*** Material
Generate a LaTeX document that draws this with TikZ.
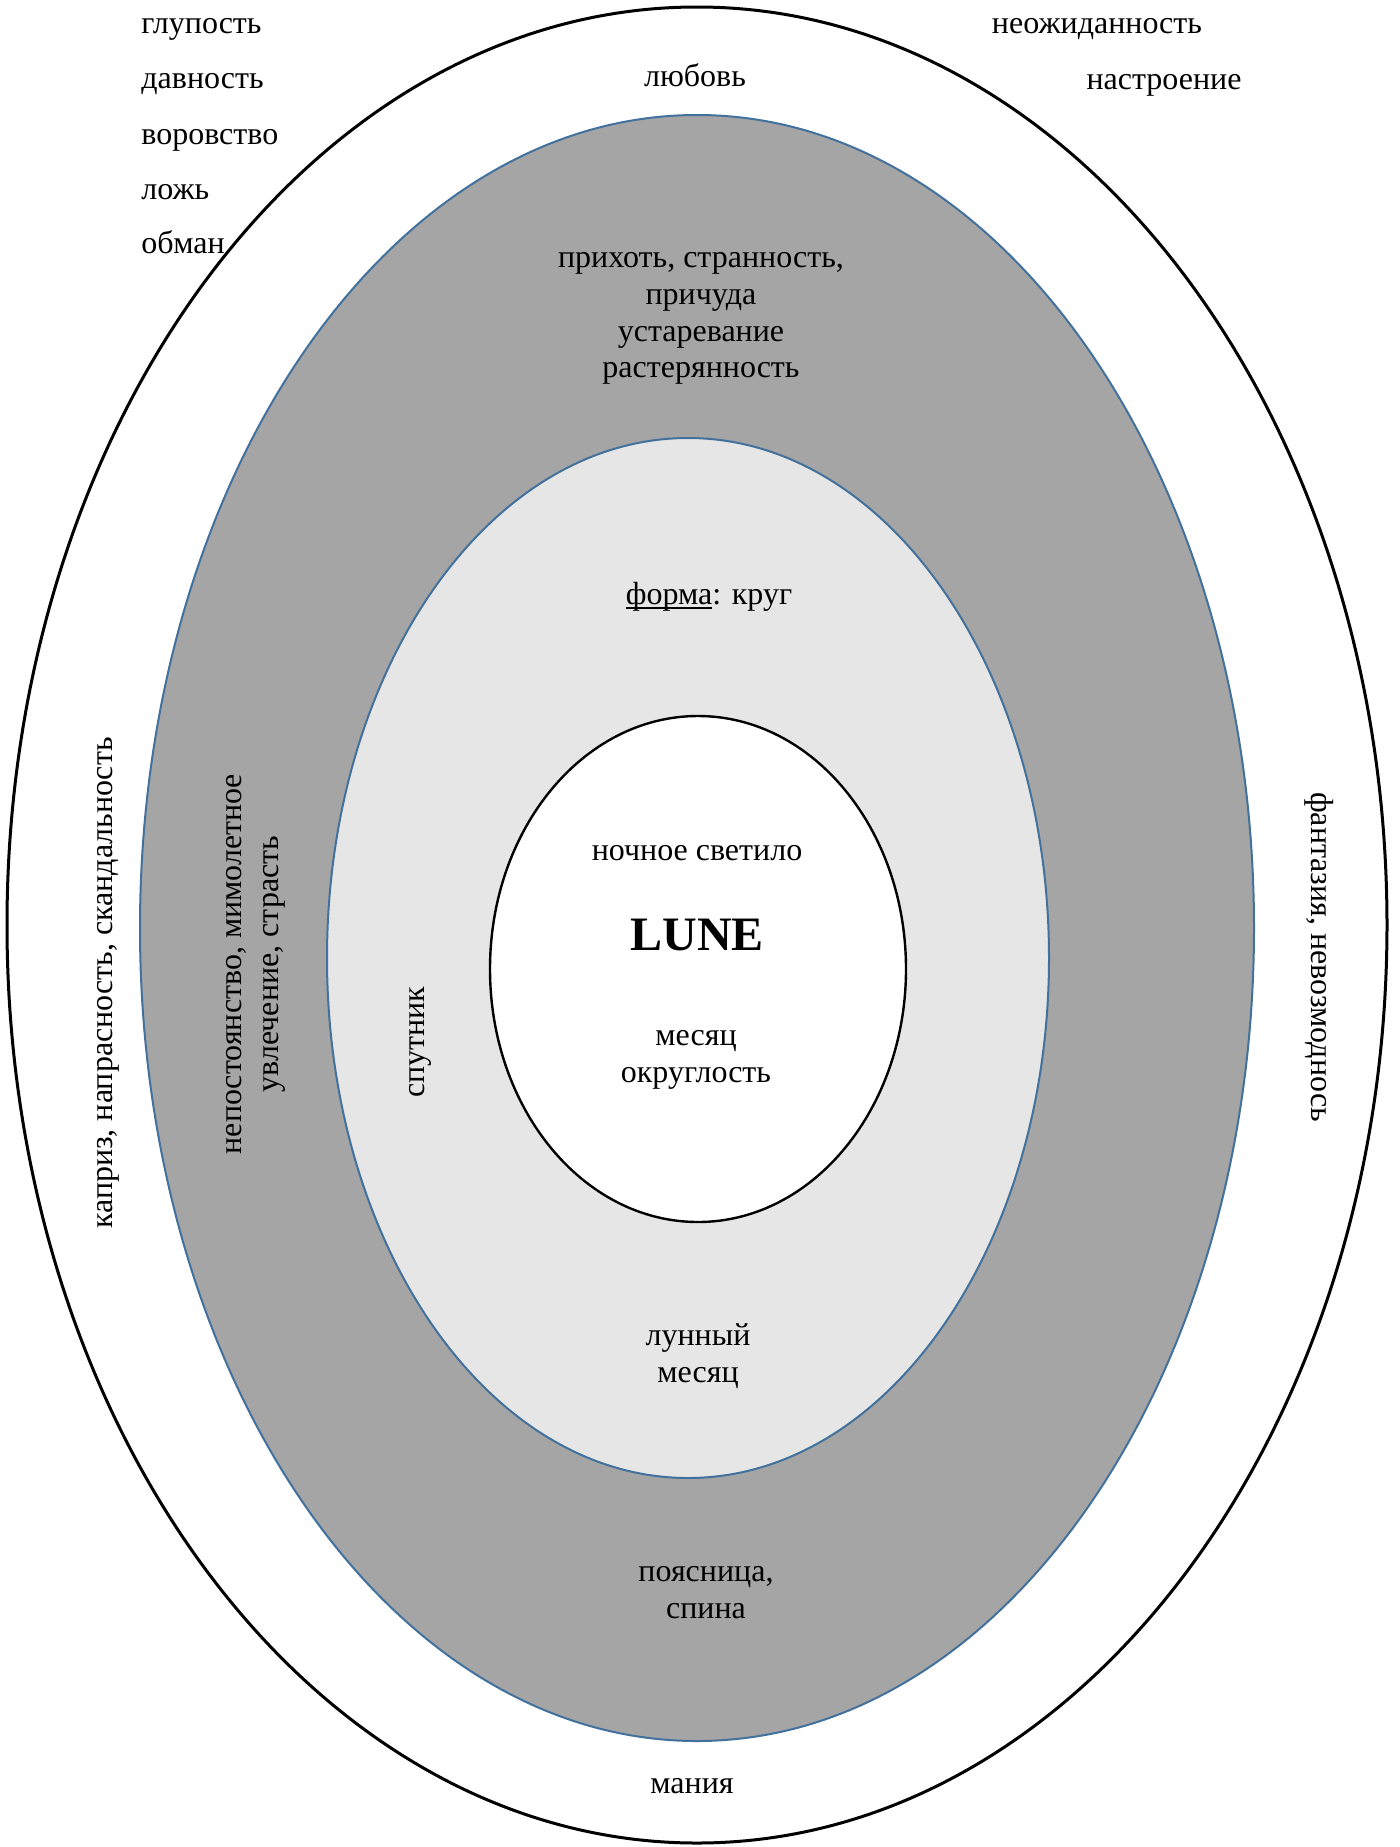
\documentclass[tikz,border=0pt]{standalone}
\usepackage{fontspec}
\setmainfont{Liberation Serif}
\definecolor{ringgray}{HTML}{A5A5A5}
\definecolor{lightring}{HTML}{E6E6E6}
\definecolor{ringblue}{HTML}{41719C}
% underline with a firmer rule, close to the baseline
\newcommand\myul[1]{\setbox0\hbox{#1}\rlap{\rule[-2pt]{\wd0}{1pt}}\box0}
\begin{document}
\begin{tikzpicture}[x=0.5pt,y=-0.5pt,
  lbl/.style={font=\fontsize{16}{18.4}\selectfont, align=center, inner sep=0pt},
  lleft/.style={lbl, anchor=base west},
  title/.style={font=\fontsize{24}{28}\selectfont\bfseries, inner sep=0pt}]
\useasboundingbox (0,0) rectangle (1399,1847);
% concentric rings
\filldraw[draw=black, fill=white, line width=1.5pt] (697,925) ellipse [x radius=345pt, y radius=459pt];
\filldraw[draw=ringblue, fill=ringgray, line width=1pt] (697,928) ellipse [x radius=278.5pt, y radius=406.5pt];
\filldraw[draw=ringblue, fill=lightring, line width=1pt] (688,958) ellipse [x radius=180.5pt, y radius=260pt];
\filldraw[draw=black, fill=white, line width=1.2pt] (698,969) ellipse [x radius=104pt, y radius=126.5pt];

% outer ring words
\node[lleft] (w1) at (141,33) {глупость};
\node[lleft] (w2) at (141,88) {давность};
\node[lleft] (w3) at (141,144) {воровство};
\node[lleft] (w4) at (141,199) {ложь};
\node[lleft] (w5) at (141,253) {обман};
\node[lbl] (neozh) at (1097,29.5) {неожиданность};
\node[lbl] (nastr) at (1164,85) {настроение};
\node[lbl] (lyub) at (695,75.5) {любовь};
\node[lbl] (mania) at (692,1786.5) {мания};
\node[lbl, rotate=90] (kapriz) at (108.5,983) {каприз, напрасность, скандальность};
\node[lbl, rotate=-90] (fant) at (1319,957) {фантазия, невозмоднось};

% gray ring words
\node[lbl] (prih) at (701,318.5) {прихоть, странность,\\причуда\\устаревание\\растерянность};
\node[lbl, rotate=90] (nepost) at (256,964) {непостоянство, мимолетное\\увлечение, страсть};
\node[lbl] (poyas) at (706,1592.5) {поясница,\\спина};

% light ring words
\node[lbl] (forma) at (709,597) {\myul{форма}: круг};
\node[lbl, rotate=90] (sputn) at (420.5,1042) {спутник};
\node[lbl] (lunn) at (698,1356.5) {лунный\\месяц};

% core
\node[lbl] (noch) at (697,853.5) {ночное светило};
\node[title] (lune) at (697,935) {LUNE};
\node[lbl] (mes) at (696,1060) {месяц\\округлость};
\end{tikzpicture}
\end{document}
******
• What you are asked to do
Every line from the start of the listing above through the line with "(poyas) at (706,1592.5)" should be repeated exactly; skip the pictures and add nothing else.

• Response to the task
Generate a LaTeX document that draws this with TikZ.
\documentclass[tikz,border=0pt]{standalone}
\usepackage{fontspec}
\setmainfont{Liberation Serif}
\definecolor{ringgray}{HTML}{A5A5A5}
\definecolor{lightring}{HTML}{E6E6E6}
\definecolor{ringblue}{HTML}{41719C}
% underline with a firmer rule, close to the baseline
\newcommand\myul[1]{\setbox0\hbox{#1}\rlap{\rule[-2pt]{\wd0}{1pt}}\box0}
\begin{document}
\begin{tikzpicture}[x=0.5pt,y=-0.5pt,
  lbl/.style={font=\fontsize{16}{18.4}\selectfont, align=center, inner sep=0pt},
  lleft/.style={lbl, anchor=base west},
  title/.style={font=\fontsize{24}{28}\selectfont\bfseries, inner sep=0pt}]
\useasboundingbox (0,0) rectangle (1399,1847);
% concentric rings
\filldraw[draw=black, fill=white, line width=1.5pt] (697,925) ellipse [x radius=345pt, y radius=459pt];
\filldraw[draw=ringblue, fill=ringgray, line width=1pt] (697,928) ellipse [x radius=278.5pt, y radius=406.5pt];
\filldraw[draw=ringblue, fill=lightring, line width=1pt] (688,958) ellipse [x radius=180.5pt, y radius=260pt];
\filldraw[draw=black, fill=white, line width=1.2pt] (698,969) ellipse [x radius=104pt, y radius=126.5pt];

% outer ring words
\node[lleft] (w1) at (141,33) {глупость};
\node[lleft] (w2) at (141,88) {давность};
\node[lleft] (w3) at (141,144) {воровство};
\node[lleft] (w4) at (141,199) {ложь};
\node[lleft] (w5) at (141,253) {обман};
\node[lbl] (neozh) at (1097,29.5) {неожиданность};
\node[lbl] (nastr) at (1164,85) {настроение};
\node[lbl] (lyub) at (695,75.5) {любовь};
\node[lbl] (mania) at (692,1786.5) {мания};
\node[lbl, rotate=90] (kapriz) at (108.5,983) {каприз, напрасность, скандальность};
\node[lbl, rotate=-90] (fant) at (1319,957) {фантазия, невозмоднось};

% gray ring words
\node[lbl] (prih) at (701,318.5) {прихоть, странность,\\причуда\\устаревание\\растерянность};
\node[lbl, rotate=90] (nepost) at (256,964) {непостоянство, мимолетное\\увлечение, страсть};
\node[lbl] (poyas) at (706,1592.5) {поясница,\\спина};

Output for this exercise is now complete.